Contenders in Round 13
• Mississippi native Lance Bass was a member of NSYNC, one of the best-selling boy bands in history. Formed in 1995, NSYNC performed together for only seven years but sold more than 70 million albums. Bye Bye Bye was released on Jan. 11, 2000, as the first single from the group’s second studio album, No Strings Attached. The song peaked at No. 4 on the U.S. Billboard Hot 100 and within the Top 10 in almost every country where it charted. The song was nominated for Record of the Year and Best Pop Performance by a Duo or Group with Vocal at the 2001 Grammy Awards. No Strings Attached sold more than 1 million copies in one day and 2.42 million copies in one week, which was a record for more than 15 years. Bass, who was born in Laurel and later lived in Clinton, performed in the group with Justin Timberlake, who achieved even greater recognition as a solo artist, JC Chasez, Chris Kirkpatrick and Joey Fatone. Timberlake and actor Christopher Walken humorously make veiled reference to Bye Bye Bye in a commercial for Bai drinks.
• Hush, Hush, performed by blues musician and songwriter Jimmy Reed, was recorded in 1960 for his album Found Love. Reed, a preeminent player of electric blues, had a significant influence on rock ‘n’ roll artists such as Elvis Presley, Eric Clapton, Billy Gibbons, Hank Williams Jr., Stevie Ray Vaughan, Jerry Garcia and the Rolling Stones. Reed was born in Dunleith, a small community in the Mississippi Delta, in 1925. He learned the harmonica and guitar from his friend Eddie Taylor and moved to Chicago in 1943. By the 1950s, Reed established himself as a popular musician and had a long string of hits. In 1960, Hush, Hush reached No. 18 on Billboard’s R&B charts and No. 75 on Billboard’s Top 100. Reed died of respiratory failure in 1976 in Oakland, Calif., eight days short of his 51st birthday.
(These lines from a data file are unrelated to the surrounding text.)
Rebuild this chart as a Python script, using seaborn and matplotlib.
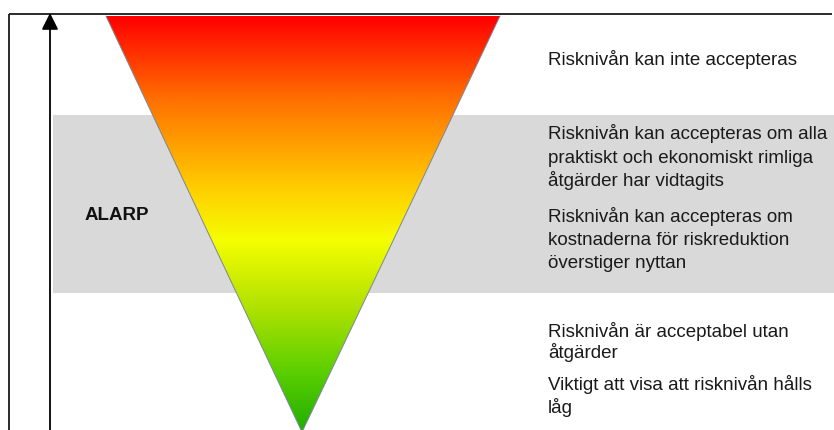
import numpy as np
import pandas as pd
import matplotlib
matplotlib.use("Agg")
import matplotlib.pyplot as plt
from matplotlib.colors import LinearSegmentedColormap
from matplotlib.patches import Polygon, Rectangle
import seaborn as sns

# ---- data (diagram in pixel units, y grows downward) ----
zone_names = ["Oacceptabel", "ALARP", "Acceptabel"]
zone_top = [16, 115, 293]
zone_bottom = [115, 293, 432]
zone_colors = ["#ffffff", "#d9d9d9", "#ffffff"]

tri_x = [106, 500, 302]
tri_y = [16, 16, 432]

grad_pos = [0.0, 0.20, 0.41, 0.54, 0.69, 0.855, 1.0]
grad_colors = ["#ff0000", "#ff7000", "#ffcc00", "#f5ff00", "#b5e300", "#5ccf00", "#1fae00"]

text_lines = [
    "Risknivån kan inte accepteras",
    "Risknivån kan accepteras om alla",
    "praktiskt och ekonomiskt rimliga",
    "åtgärder har vidtagits",
    "Risknivån kan accepteras om",
    "kostnaderna för riskreduktion",
    "överstiger nyttan",
    "Risknivån är acceptabel utan",
    "åtgärder",
    "Viktigt att visa att risknivån hålls",
    "låg",
]
text_baselines = [65, 139, 163, 186, 222, 245, 268, 337, 358, 390, 413]
text_x = 548

alarp_label = "ALARP"
alarp_pos = (85, 220)

# ---- drawing ----
sns.set_theme(style="white")
plt.rcParams["font.family"] = ["Liberation Sans", "DejaVu Sans"]

fig = plt.figure(figsize=(8.34, 4.30), dpi=100)
ax = fig.add_axes([0, 0, 1, 1])

# ALARP grey band
i = zone_names.index("ALARP")
ax.add_patch(Rectangle((53, zone_top[i]), 834 - 53, zone_bottom[i] - zone_top[i],
                       facecolor=zone_colors[i], edgecolor="none", zorder=1))

# gradient triangle
cmap = LinearSegmentedColormap.from_list("risk", list(zip(grad_pos, grad_colors)))
grad = np.linspace(0, 1, 512).reshape(-1, 1)
im = ax.imshow(grad, cmap=cmap, aspect="auto",
               extent=[min(tri_x), max(tri_x), max(tri_y), min(tri_y)], zorder=2,
               interpolation="bilinear")
poly = Polygon(list(zip(tri_x, tri_y)), closed=True, facecolor="none",
               edgecolor="none")
ax.add_patch(poly)
im.set_clip_path(poly)

outline = pd.DataFrame({"x": [tri_x[0], tri_x[2], tri_x[1]],
                        "y": [tri_y[0], tri_y[2], tri_y[1]]})
sns.lineplot(data=outline, x="x", y="y", sort=False, ax=ax, color="#7a869c",
             lw=0.7, zorder=3, estimator=None)
ax.set_xlim(0, 834)
ax.set_ylim(430, 0)
ax.axis("off")

# frame lines
ax.plot([9, 9], [432, 13.5], color="#1a1a1a", lw=1.3, zorder=4, solid_capstyle="butt")
ax.plot([9, 832], [13.5, 13.5], color="#1a1a1a", lw=1.3, zorder=4, solid_capstyle="butt")

# vertical arrow
ax.annotate("", xy=(50, 13), xytext=(50, 432),
            arrowprops=dict(arrowstyle="-|>,head_length=0.4,head_width=0.2",
                            lw=1.3, color="black", mutation_scale=25,
                            shrinkA=0, shrinkB=0), zorder=5)

# texts
for line, yb in zip(text_lines, text_baselines):
    ax.text(text_x, yb, line, fontsize=13.5, color="#1a1a1a", va="baseline", ha="left",
            zorder=6)
ax.text(alarp_pos[0], alarp_pos[1], alarp_label, fontsize=13.5, fontweight="bold",
        color="#111111", va="baseline", ha="left", zorder=6)

fig.savefig("out.png", dpi=100)
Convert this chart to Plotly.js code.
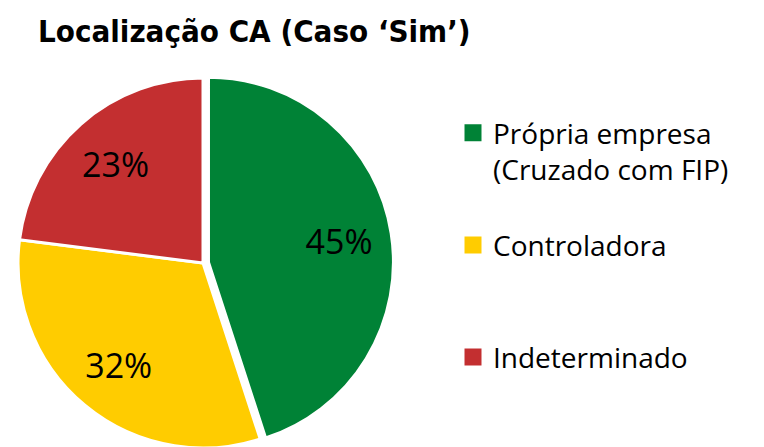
<!DOCTYPE html>
<html>
<head>
<meta charset="utf-8">
<script src="https://cdn.plot.ly/plotly-3.0.1.min.js"></script>
<style>html,body{margin:0;padding:0;background:#fff;overflow:hidden}</style>
</head>
<body>
<div id="chart" style="width:764px;height:460px"></div>
<script>
var categories = ["Própria empresa<br>(Cruzado com FIP)<br> ", "Controladora<br> <br> ", "Indeterminado"];
var values = [45, 32, 23];
var colors = ["#008236", "#FFCC00", "#C32F30"];
var pulls = [0.03, 0, 0];

var W = 764, H = 460;
var dom = {x: [12.5 / W, 393.5 / W], y: [0, 1]};
var data = [{
  type: "pie",
  labels: categories,
  values: values,
  sort: false,
  direction: "clockwise",
  rotation: 0,
  pull: pulls,
  marker: {colors: colors, line: {color: "#ffffff", width: 3}},
  textinfo: "none",
  hoverinfo: "label+percent",
  domain: dom
}, {
  type: "pie",
  labels: categories,
  values: values,
  sort: false,
  direction: "clockwise",
  rotation: 0,
  pull: pulls,
  hole: 0.43,
  showlegend: false,
  marker: {colors: ["rgba(0,0,0,0)", "rgba(0,0,0,0)", "rgba(0,0,0,0)"], line: {width: 0}},
  textinfo: "percent",
  texttemplate: "%{percent:.0%}",
  textposition: "inside",
  insidetextorientation: "horizontal",
  insidetextfont: {family: "'Open Sans', Lato, sans-serif", size: 34, color: "#000000"},
  hoverinfo: "skip",
  domain: dom
}];
var layout = {
  width: W, height: H,
  margin: {l: 0, r: 0, t: 72, b: 6, autoexpand: false},
  paper_bgcolor: "#ffffff",
  showlegend: true,
  title: {
    text: "Localização CA (Caso ‘Sim’)",
    font: {family: "'DejaVu Sans Condensed', 'DejaVu Sans', sans-serif", size: 31, color: "#000000", weight: "bold"},
    x: 38 / W, xanchor: "left", xref: "container",
    y: 1 - 31 / H, yanchor: "middle", yref: "container",
    automargin: false
  },
  legend: {
    x: 453 / W, xanchor: "left", xref: "container",
    y: 1 - 108 / H, yanchor: "top", yref: "container",
    valign: "top",
    maxheight: 440,
    font: {family: "'Open Sans', Lato, sans-serif", size: 28, color: "#000000"},
    bgcolor: "rgba(0,0,0,0)", borderwidth: 0
  }
};
Plotly.newPlot("chart", data, layout, {displayModeBar: false, staticPlot: true}).then(function (gd) {
  var pts = gd.querySelectorAll(".legendpoints path");
  pts.forEach(function (p) {
    p.setAttribute("d", "M10,10H-10V-10H10Z");
  });
});
</script>
</body>
</html>
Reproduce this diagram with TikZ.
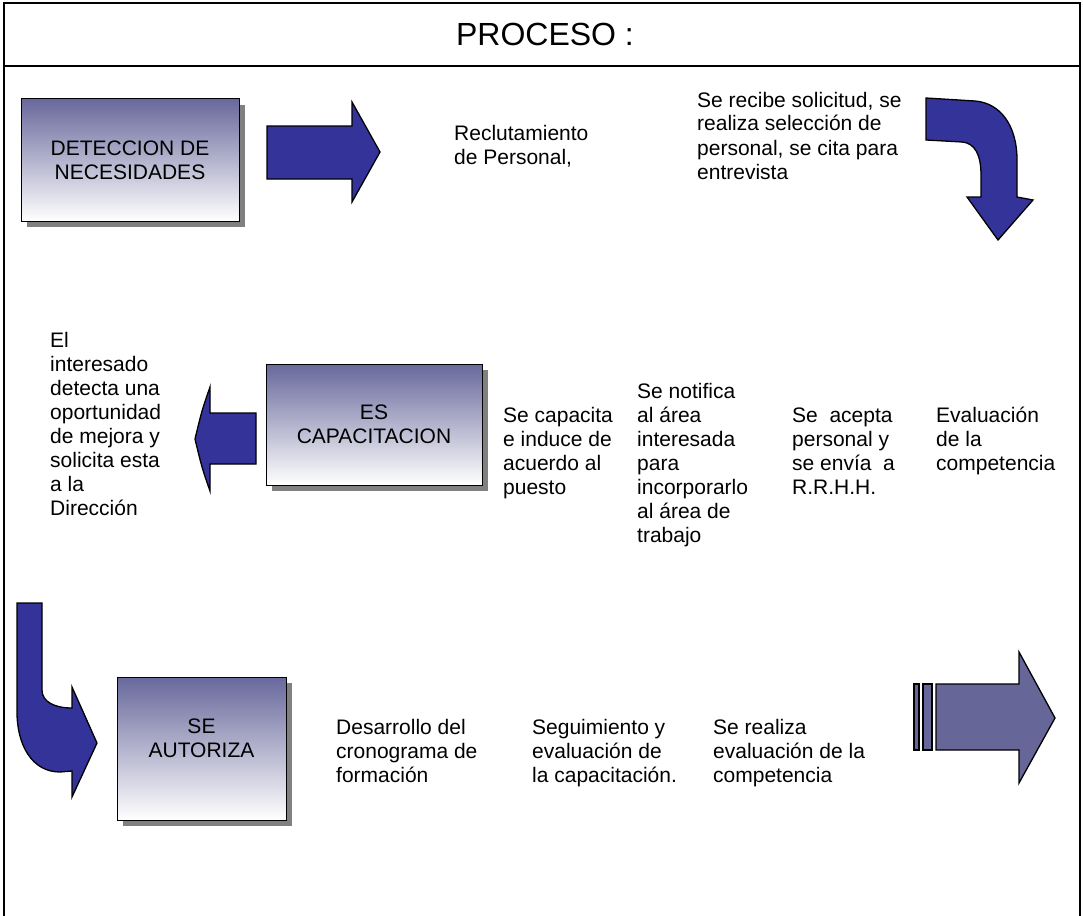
\documentclass[tikz,border=0pt]{standalone}
\usepackage{fontspec}
\setmainfont{Liberation Sans}
\usetikzlibrary{shadows}

\definecolor{arrowblue}{HTML}{333399}
\definecolor{arrowslate}{HTML}{666699}
\definecolor{boxtop}{HTML}{68689C}

\newcommand{\bodyfont}{\fontsize{21}{24}\selectfont}
% left-aligned block of lines whose baseline is the first line
\newcommand{\notelines}[1]{\begin{tabular}[t]{@{}l@{}}#1\end{tabular}}

\tikzset{
  procbox/.style={draw=black, line width=1pt, top color=boxtop, bottom color=white,
    drop shadow={shadow xshift=6pt, shadow yshift=-6pt, fill=black!50, opacity=1},
    align=center, font=\bodyfont, inner sep=0pt},
  blockarrow/.style={fill=arrowblue, draw=black, line width=1.3pt, line join=miter},
  slatearrow/.style={fill=arrowslate, draw=black, line width=1.3pt, line join=miter},
  note/.style={anchor=base west, inner sep=0pt, font=\bodyfont},
  frameline/.style={draw=black, line width=1.6pt},
}

\begin{document}
\begin{tikzpicture}[x=1pt, y=-1pt]
\useasboundingbox (0,0) rectangle (1083,915);

% frame and header
\draw[frameline] (4,916) -- (4,3) -- (1080,3) -- (1080,916);
\draw[frameline] (4,66) -- (1080,66);
\node[font=\fontsize{32}{36}\selectfont, anchor=base, inner sep=0pt] (title) at (545,46) {PROCESO :};

% ---------- first row ----------
\node[procbox, minimum width=218pt, minimum height=122pt] (detect) at (130,160) {DETECCION DE\\NECESIDADES};

\draw[blockarrow] (267,126) -- (352,126) -- (352,102) -- (380,152) -- (352,202) -- (352,179) -- (267,179) -- cycle;

\node[note] (recl) at (454,140) {\notelines{Reclutamiento\\de Personal,}};
\node[note] (recibe) at (697,107) {\notelines{Se recibe solicitud, se\\realiza selección de\\personal, se cita para\\entrevista}};

% curved arrow turning down
\draw[blockarrow] (926,98) -- (975,101) .. controls (1000,103) and (1017,125) .. (1017,160)
  -- (1017,197) -- (1033,200) -- (998,240) -- (967,197) -- (981,197) -- (981,175)
  .. controls (981,155) and (975,143) .. (962,142) -- (926,140) -- cycle;

% ---------- second row ----------
\node[note] (interes) at (50,347) {\notelines{El\\interesado\\detecta una\\oportunidad\\de mejora y\\solicita esta\\a la\\Dirección}};

\draw[blockarrow] (256,413) -- (210,413) -- (210,387) .. controls (202,410) .. (195,439)
  .. controls (202,468) .. (210,491) -- (210,464) -- (256,464) -- cycle;

\node[procbox, minimum width=216pt, minimum height=121pt] (capac) at (374,424.5) {ES\\CAPACITACION};

\node[note] (induce) at (503,422) {\notelines{Se capacita\\e induce de\\acuerdo al\\puesto}};
\node[note] (notif) at (637,398) {\notelines{Se notifica\\al área\\interesada\\para\\incorporarlo\\al área de\\trabajo}};
\node[note] (acepta) at (792,422) {\notelines{Se\ \ acepta\\personal y\\se envía\ \ a\\R.R.H.H.}};
\node[note] (evalc) at (936,422) {\notelines{Evaluación\\de la\\competencia}};

% ---------- third row ----------
\draw[blockarrow] (17,603) -- (42,603) -- (42,690) .. controls (42,702) and (55,708) .. (72,708)
  -- (72,687) -- (97,743) -- (72,797) -- (72,771) -- (60,772)
  .. controls (32,772) and (17,745) .. (17,712) -- cycle;

\node[procbox, minimum width=169pt, minimum height=143pt] (autz) at (201.5,748.5) {};
\node[align=center, font=\bodyfont, inner sep=0pt] (autztxt) at (201.5,738) {SE\\AUTORIZA};

\node[note] (crono) at (336,734) {\notelines{Desarrollo del\\cronograma de\\formación}};
\node[note] (seguim) at (532,734) {\notelines{Seguimiento y\\evaluación de\\la capacitación.}};
\node[note] (realiza) at (713,734) {\notelines{Se realiza\\evaluación de la\\competencia}};

% striped arrow
\draw[slatearrow] (914,684) rectangle (919,750);
\draw[slatearrow] (923,684) rectangle (932,750);
\draw[slatearrow] (936,684) -- (1019,684) -- (1019,652) -- (1055,718) -- (1019,783) -- (1019,750) -- (936,750) -- cycle;

\end{tikzpicture}
\end{document}
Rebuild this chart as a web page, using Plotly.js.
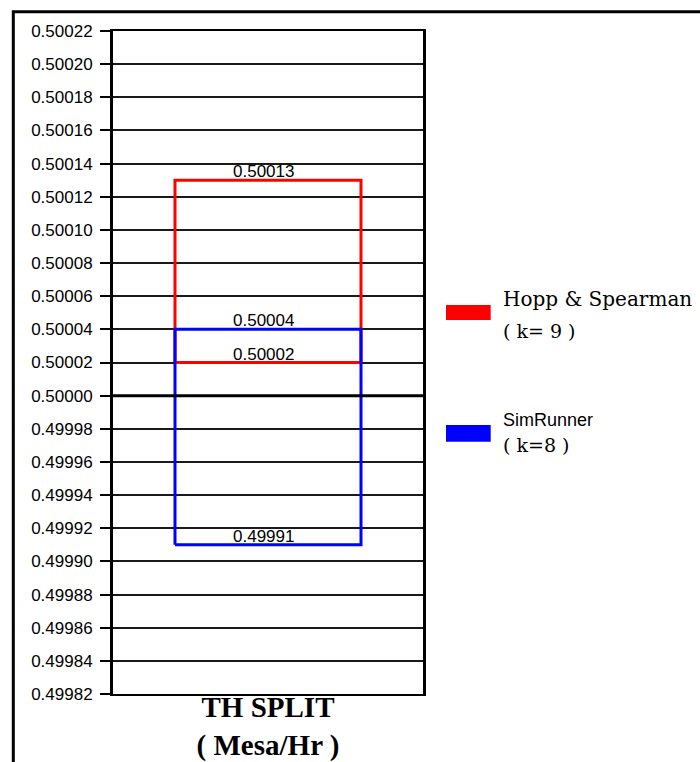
<!DOCTYPE html>
<html>
<head>
<meta charset="utf-8">
<script src="https://cdn.plot.ly/plotly-3.0.1.min.js"></script>
<style>html,body{margin:0;padding:0;background:#fff;}#chart{width:700px;height:762px;}</style>
</head>
<body>
<div id="chart"></div>
<script>
// ---- data ----
const axisTitleLines = ['TH SPLIT', '( Mesa/Hr )'];
const seriesNames = ['Hopp & Spearman', 'SimRunner'];
const kValues = [9, 8];
const upperValues = [0.50013, 0.50004];
const lowerValues = [0.50002, 0.49991];
const seriesColors = ['#ff0000', '#0000ff'];
const referenceValue = 0.50000;
const tickValues = [0.49982, 0.49984, 0.49986, 0.49988, 0.49990, 0.49992, 0.49994, 0.49996, 0.49998,
  0.50000, 0.50002, 0.50004, 0.50006, 0.50008, 0.50010, 0.50012, 0.50014, 0.50016, 0.50018, 0.50020, 0.50022];
const tickLabels = ['0.49982', '0.49984', '0.49986', '0.49988', '0.49990', '0.49992', '0.49994', '0.49996', '0.49998',
  '0.50000', '0.50002', '0.50004', '0.50006', '0.50008', '0.50010', '0.50012', '0.50014', '0.50016', '0.50018', '0.50020', '0.50022'];

// ---- layout constants ----
const boxLeft = 0.2, boxRight = 0.8;
const sans = 'Liberation Sans, Arial, sans-serif';
const serif = 'DejaVu Serif, Liberation Serif, serif';

const traces = seriesNames.map((name, i) => ({
  type: 'scatter', mode: 'lines', name: name, showlegend: false, hoverinfo: 'skip',
  x: [boxLeft, boxRight, boxRight, boxLeft, boxLeft],
  y: [lowerValues[i], lowerValues[i], upperValues[i], upperValues[i], lowerValues[i]],
  line: {color: seriesColors[i], width: 3}
}));

const annotations = [];
seriesNames.forEach((name, i) => {
  [upperValues[i], lowerValues[i]].forEach(v => {
    annotations.push({
      xref: 'x', yref: 'y', x: (boxLeft + boxRight) / 2, y: v, xshift: -5, yshift: -3,
      text: v.toFixed(5), showarrow: false, xanchor: 'center', yanchor: 'bottom',
      font: {family: sans, size: 17, color: '#000'}
    });
  });
});

// legend (drawn in paper coords)
const legendY = [0.5958, 0.4133];
const legendY2 = [0.5475, 0.3756];
const swatchY = [[0.5641, 0.5867], [0.3805, 0.4057]];
const legendFonts = [serif, sans];
const shapes = [];
seriesNames.forEach((name, i) => {
  shapes.push({type: 'rect', xref: 'paper', yref: 'paper', x0: 1.0742, x1: 1.2184,
    y0: swatchY[i][0], y1: swatchY[i][1], fillcolor: seriesColors[i], line: {width: 0}});
  annotations.push({xref: 'paper', yref: 'paper', x: 1.2520, y: legendY[i], xanchor: 'left', yanchor: 'middle',
    showarrow: false, text: name, font: {family: legendFonts[i], size: i === 0 ? 20 : 18, color: '#000'}});
  annotations.push({xref: 'paper', yref: 'paper', x: 1.2500, y: legendY2[i], xanchor: 'left', yanchor: 'middle',
    showarrow: false, text: '( k=' + (i === 0 ? ' ' : '') + kValues[i] + ' )', font: {family: serif, size: 19, color: '#000'}});
});

// thick reference line at 0.5
shapes.push({type: 'line', xref: 'paper', yref: 'y', x0: 0, x1: 1, y0: referenceValue, y1: referenceValue,
  line: {color: '#000', width: 3}});
// outer frame (left and top)
shapes.push({type: 'path', xref: 'paper', yref: 'paper',
  path: 'M -0.3216 -0.2 L -0.3216 1.0291 L 2 1.0291', line: {color: '#000', width: 3}});

const layout = {
  width: 700, height: 762,
  margin: {l: 113, r: 277, t: 31, b: 68},
  paper_bgcolor: '#fff', plot_bgcolor: '#fff',
  font: {family: sans, color: '#000'},
  showlegend: false,
  xaxis: {
    range: [0, 1], showgrid: false, zeroline: false, showticklabels: false, ticks: '',
    showline: true, linecolor: '#000', linewidth: 2, mirror: true,
    title: {text: axisTitleLines.join('<br>'), standoff: 4,
      font: {family: 'Liberation Serif, Times New Roman, serif', size: 29, color: '#000', weight: 'bold'}}
  },
  yaxis: {
    range: [tickValues[0], tickValues[tickValues.length - 1]],
    tickmode: 'array', tickvals: tickValues, ticktext: tickLabels,
    ticks: 'outside', ticklen: 10, tickwidth: 2, tickcolor: '#000', ticklabelstandoff: 4,
    tickfont: {family: sans, size: 17, color: '#000'},
    showgrid: true, gridcolor: '#1a1a1a', gridwidth: 2, zeroline: false,
    showline: true, linecolor: '#000', linewidth: 3, mirror: true
  },
  shapes: shapes,
  annotations: annotations
};

Plotly.newPlot('chart', traces, layout, {displayModeBar: false, staticPlot: true});
</script>
</body>
</html>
He was posthumously inducted into the Blues Hall of Fame in 1980 and the Rock and Roll Hall of Fame in 1991.
• Regulate, performed by Nate Dogg and Warren G, was released in the summer of 1994 as the breakout single for both artists. The song appeared on the soundtrack to the film Above the Rim and later on Warren G.’s album Regulate…G Funk Era. The song reached No. 2 on the Billboard Hot 100 and No. 8 on the R&B/Hip-Hop chart. Regulate was No. 98 on VH1’s 100 Greatest Songs of Hip Hop and No. 108 on Pitchfork Media’s Top 200 Tracks of the ’90s. Nate Dogg, born in Clarksdale in 1969 as Nathaniel Dwayne Hale, was one of the pioneers of West Coast hip hop. He was a member of rap trio 213, and in his solo career he collaborated with Dr. Dre, Eminem, Warren G, Tupac Shakur, Westside Connection, Snoop Dogg, 50 Cent, Ludacris, Xzibit and Shade Sheist on many hits. He released three solo albums, G-Funk Classics, Vol. 1 & 2 in 1998, Music & Me in 2001 and Nate Dogg as a bootlegged album in 2003 and on CD in 2014. Nate Dogg died in 2011 in Long Beach, Calif., of complications from multiple strokes.
• Other singers came and went but Greenville native Mary Wilson was a member of The Supremes from start to finish. The Supremes, the most commercially successful of Motown’s legendary acts, placed 12 singles in the No. 1 spot on Billboard’s Hot 100. Stop! In the Name of Love was released in 1965 on the group’s sixth album, More Hits by The Supremes. The song ranked No. 1 on the Billboard pop singles chart in the United States from March 27, 1965, through April 3, 1965, and reached the No. 2 position on the soul chart. Billboard named the song No. 38 on its list of 100 Greatest Girl Group Songs of All Time. The Supremes, with Diana Ross, Florence Ballard, Betty McGlown and Wilson, started out as the Primettes, a sister act to the all-male Primes. Barbara Martin replaced McGlown in 1960, and the group signed with Motown the following year as The Supremes. Martin left the act in early 1962, and Ross, Ballard and Wilson carried on as a trio. In 1967, Ballard was removed from The Supremes by Motown president Barry Gordy and replaced with Cindy Birdsong. Ross left the group for a solo career in early 1970, and at her farewell performance Jean Terrell was introduced as her replacement. The group, with Wilson as the constant member, subsequently recorded seven top-40 hit singles in a three-year period and officially disbanded in 1977.